* BEGIN Records for processing *

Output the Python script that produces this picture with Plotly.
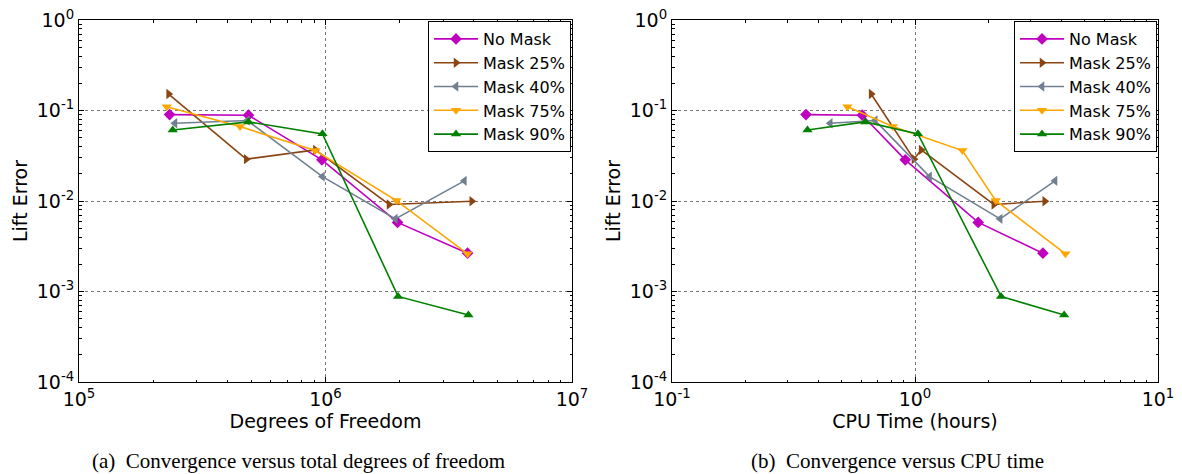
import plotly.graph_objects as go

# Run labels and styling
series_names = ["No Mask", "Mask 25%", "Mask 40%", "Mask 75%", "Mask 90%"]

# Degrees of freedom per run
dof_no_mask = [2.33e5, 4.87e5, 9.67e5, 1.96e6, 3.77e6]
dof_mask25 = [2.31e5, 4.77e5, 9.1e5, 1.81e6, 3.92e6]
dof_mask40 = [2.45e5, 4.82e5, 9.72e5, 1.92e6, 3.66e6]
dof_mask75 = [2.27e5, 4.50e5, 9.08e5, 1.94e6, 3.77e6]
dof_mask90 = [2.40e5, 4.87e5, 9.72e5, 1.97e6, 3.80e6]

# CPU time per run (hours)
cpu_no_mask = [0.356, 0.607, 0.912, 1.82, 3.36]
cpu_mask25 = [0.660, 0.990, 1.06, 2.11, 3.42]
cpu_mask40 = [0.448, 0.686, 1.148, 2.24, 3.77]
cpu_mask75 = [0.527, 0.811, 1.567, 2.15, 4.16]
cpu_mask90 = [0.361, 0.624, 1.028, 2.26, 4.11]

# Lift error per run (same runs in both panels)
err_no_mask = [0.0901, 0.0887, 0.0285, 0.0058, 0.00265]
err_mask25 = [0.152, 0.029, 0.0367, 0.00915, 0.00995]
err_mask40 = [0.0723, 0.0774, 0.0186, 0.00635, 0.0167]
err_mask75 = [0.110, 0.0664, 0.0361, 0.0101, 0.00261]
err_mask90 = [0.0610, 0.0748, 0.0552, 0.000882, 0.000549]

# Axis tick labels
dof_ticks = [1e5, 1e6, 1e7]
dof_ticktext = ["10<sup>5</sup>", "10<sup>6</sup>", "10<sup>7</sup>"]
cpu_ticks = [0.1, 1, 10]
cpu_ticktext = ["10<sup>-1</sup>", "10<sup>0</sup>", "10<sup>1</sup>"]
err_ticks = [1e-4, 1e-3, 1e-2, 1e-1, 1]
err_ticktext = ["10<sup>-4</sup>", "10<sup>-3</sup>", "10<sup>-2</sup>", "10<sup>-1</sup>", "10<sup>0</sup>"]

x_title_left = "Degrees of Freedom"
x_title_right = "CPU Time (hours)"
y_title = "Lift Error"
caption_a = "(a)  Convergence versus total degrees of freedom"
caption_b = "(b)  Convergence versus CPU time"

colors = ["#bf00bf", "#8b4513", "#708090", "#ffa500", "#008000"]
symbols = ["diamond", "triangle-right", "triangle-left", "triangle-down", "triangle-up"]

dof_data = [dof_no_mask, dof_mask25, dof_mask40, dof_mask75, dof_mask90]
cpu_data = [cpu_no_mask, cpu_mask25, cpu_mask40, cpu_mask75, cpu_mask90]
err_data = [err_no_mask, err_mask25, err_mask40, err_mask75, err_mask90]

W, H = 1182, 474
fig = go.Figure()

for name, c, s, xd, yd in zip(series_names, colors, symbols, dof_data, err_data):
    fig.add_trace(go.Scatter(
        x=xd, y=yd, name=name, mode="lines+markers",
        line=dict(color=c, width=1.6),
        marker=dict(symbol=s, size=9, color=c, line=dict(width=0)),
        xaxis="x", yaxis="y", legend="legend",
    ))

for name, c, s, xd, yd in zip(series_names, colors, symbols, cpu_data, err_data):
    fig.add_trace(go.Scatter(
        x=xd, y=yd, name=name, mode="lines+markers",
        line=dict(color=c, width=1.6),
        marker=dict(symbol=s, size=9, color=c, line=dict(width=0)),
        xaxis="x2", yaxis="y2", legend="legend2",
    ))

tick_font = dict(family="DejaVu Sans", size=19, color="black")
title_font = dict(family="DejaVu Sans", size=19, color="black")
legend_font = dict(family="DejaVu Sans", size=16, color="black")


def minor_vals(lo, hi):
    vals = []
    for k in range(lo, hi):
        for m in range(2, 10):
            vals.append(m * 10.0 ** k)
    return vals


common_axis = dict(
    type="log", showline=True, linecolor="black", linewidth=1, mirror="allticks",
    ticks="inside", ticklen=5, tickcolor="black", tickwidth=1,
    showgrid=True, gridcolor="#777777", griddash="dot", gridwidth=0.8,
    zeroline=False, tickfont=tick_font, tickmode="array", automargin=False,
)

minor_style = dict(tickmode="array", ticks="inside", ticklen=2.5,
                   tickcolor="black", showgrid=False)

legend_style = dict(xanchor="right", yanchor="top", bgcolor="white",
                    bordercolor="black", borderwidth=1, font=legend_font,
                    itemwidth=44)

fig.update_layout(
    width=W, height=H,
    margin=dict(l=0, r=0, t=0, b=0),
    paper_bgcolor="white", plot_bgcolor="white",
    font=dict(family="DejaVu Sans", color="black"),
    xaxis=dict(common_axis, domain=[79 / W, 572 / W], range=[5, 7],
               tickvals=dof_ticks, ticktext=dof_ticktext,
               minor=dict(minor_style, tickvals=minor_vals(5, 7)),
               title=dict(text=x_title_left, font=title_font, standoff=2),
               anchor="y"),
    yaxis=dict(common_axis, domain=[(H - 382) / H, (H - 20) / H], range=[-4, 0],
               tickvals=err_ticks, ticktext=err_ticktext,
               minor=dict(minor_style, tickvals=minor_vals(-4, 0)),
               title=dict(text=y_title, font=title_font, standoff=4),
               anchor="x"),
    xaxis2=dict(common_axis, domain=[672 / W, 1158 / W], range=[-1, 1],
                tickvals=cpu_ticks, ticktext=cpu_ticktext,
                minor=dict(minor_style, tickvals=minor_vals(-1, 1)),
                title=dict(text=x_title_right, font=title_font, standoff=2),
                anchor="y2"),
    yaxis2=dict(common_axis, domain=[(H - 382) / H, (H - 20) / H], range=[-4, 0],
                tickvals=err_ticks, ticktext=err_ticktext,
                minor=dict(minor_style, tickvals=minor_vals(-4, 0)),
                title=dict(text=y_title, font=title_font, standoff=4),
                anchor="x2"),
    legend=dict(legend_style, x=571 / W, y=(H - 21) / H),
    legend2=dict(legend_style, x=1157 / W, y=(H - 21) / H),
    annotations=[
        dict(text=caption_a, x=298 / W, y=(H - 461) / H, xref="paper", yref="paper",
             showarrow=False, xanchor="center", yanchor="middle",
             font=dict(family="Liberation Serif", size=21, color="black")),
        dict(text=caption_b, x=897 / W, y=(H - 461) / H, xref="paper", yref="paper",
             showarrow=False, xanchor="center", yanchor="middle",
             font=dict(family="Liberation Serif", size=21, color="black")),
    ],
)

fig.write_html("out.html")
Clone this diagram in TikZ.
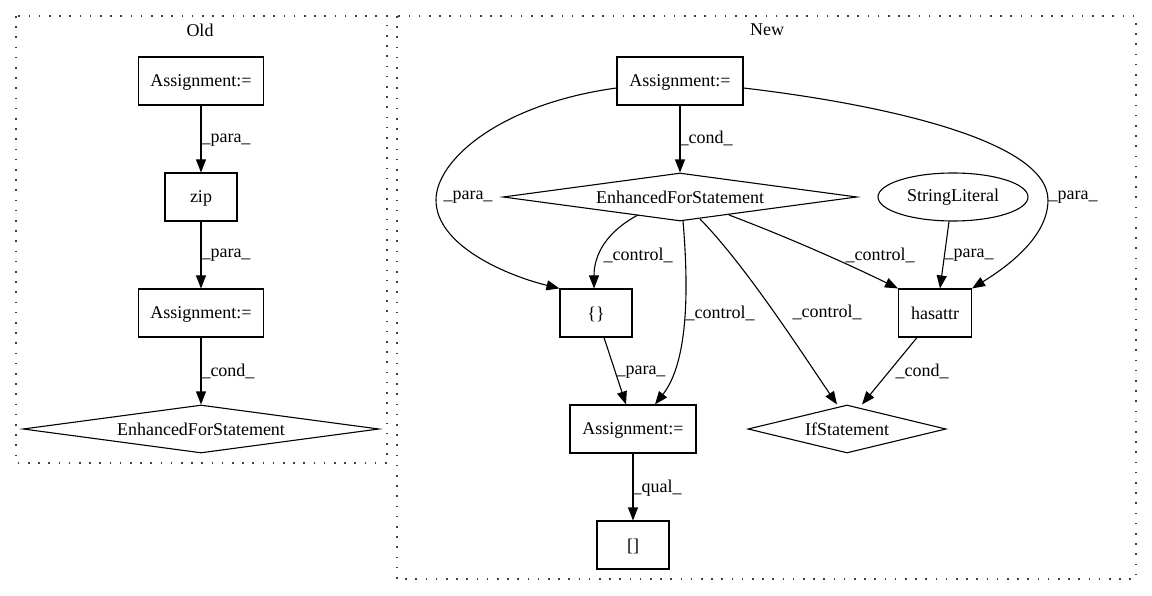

* END Records for processing *

■ Short task ■
In the lines above, locate the string "this". Copy every line where it occurs.

■ Response ■
Output the Python script that produces this picture with Plotly.
Clone this diagram in TikZ.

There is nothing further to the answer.